JOB
Every line of the data that contains the string "chart" must be copied.

AVAILABLE DATA
******************************

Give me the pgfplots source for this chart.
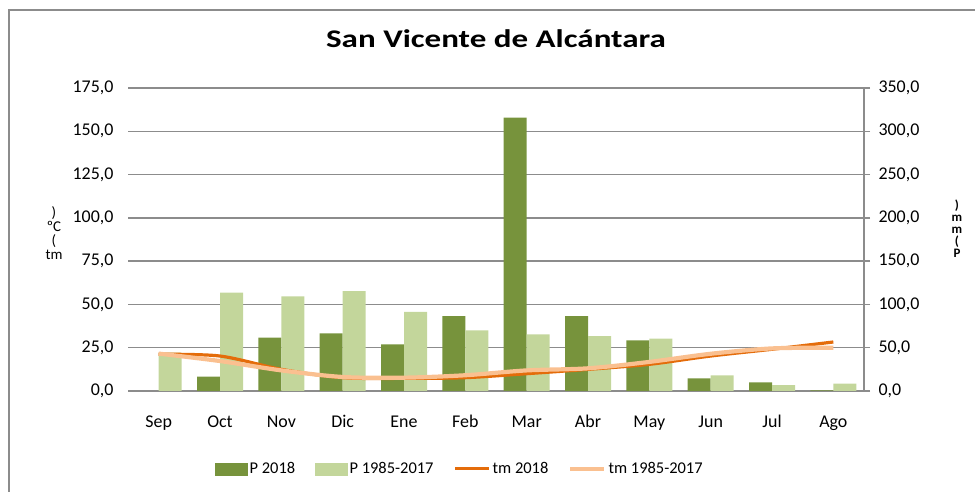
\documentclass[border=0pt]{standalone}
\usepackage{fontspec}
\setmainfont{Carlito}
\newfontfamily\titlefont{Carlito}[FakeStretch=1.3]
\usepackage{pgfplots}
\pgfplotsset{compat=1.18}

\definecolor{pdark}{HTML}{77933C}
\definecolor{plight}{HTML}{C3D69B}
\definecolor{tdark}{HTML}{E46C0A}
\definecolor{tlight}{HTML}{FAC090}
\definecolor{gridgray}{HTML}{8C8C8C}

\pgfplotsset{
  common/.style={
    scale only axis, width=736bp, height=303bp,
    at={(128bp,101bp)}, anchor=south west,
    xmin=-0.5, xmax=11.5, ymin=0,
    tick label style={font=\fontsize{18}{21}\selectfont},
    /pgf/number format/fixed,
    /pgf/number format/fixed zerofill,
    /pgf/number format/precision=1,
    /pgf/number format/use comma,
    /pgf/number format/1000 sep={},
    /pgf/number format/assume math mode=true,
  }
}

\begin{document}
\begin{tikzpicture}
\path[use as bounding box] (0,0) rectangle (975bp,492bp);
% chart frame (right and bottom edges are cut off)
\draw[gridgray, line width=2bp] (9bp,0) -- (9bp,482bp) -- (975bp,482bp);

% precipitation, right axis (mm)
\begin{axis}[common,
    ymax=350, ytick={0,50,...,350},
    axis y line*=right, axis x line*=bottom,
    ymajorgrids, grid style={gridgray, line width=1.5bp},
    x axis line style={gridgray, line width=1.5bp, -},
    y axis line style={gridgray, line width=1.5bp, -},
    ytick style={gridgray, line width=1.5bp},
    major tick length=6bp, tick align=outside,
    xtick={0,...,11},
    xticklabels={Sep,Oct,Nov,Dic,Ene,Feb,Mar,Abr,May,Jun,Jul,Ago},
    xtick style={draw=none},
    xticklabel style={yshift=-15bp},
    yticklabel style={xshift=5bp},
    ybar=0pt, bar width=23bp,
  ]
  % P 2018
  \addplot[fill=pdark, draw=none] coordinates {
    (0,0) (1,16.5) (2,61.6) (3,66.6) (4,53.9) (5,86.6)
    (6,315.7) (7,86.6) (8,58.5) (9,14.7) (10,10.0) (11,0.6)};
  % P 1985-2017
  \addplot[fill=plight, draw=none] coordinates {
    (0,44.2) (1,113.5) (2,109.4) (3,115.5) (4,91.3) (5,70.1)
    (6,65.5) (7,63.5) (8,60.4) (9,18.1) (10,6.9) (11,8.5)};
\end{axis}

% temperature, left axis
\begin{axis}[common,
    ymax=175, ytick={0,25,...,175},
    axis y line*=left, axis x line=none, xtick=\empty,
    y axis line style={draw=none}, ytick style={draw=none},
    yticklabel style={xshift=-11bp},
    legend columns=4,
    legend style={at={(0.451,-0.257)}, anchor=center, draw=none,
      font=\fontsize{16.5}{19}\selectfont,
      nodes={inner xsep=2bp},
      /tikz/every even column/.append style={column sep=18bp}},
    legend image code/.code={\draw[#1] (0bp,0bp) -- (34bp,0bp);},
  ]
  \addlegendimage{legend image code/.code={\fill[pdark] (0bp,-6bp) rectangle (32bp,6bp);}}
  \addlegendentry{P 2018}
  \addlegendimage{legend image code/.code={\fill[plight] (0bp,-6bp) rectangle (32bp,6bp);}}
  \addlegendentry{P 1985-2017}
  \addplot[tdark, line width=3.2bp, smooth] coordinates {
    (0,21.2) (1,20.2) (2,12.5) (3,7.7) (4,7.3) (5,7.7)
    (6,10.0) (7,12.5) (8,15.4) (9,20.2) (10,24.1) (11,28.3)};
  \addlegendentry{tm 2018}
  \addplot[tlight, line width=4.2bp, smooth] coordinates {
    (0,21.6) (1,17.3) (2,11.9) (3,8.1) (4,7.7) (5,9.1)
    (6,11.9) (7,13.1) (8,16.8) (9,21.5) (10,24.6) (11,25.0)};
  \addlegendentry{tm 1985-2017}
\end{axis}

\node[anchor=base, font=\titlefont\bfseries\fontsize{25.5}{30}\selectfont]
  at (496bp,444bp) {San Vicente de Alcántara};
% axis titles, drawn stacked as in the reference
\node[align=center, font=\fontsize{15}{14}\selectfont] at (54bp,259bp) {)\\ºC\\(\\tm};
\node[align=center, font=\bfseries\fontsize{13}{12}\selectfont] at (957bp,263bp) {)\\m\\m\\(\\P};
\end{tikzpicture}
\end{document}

******************************

FINAL RESULT
Give me the pgfplots source for this chart.
% chart frame (right and bottom edges are cut off)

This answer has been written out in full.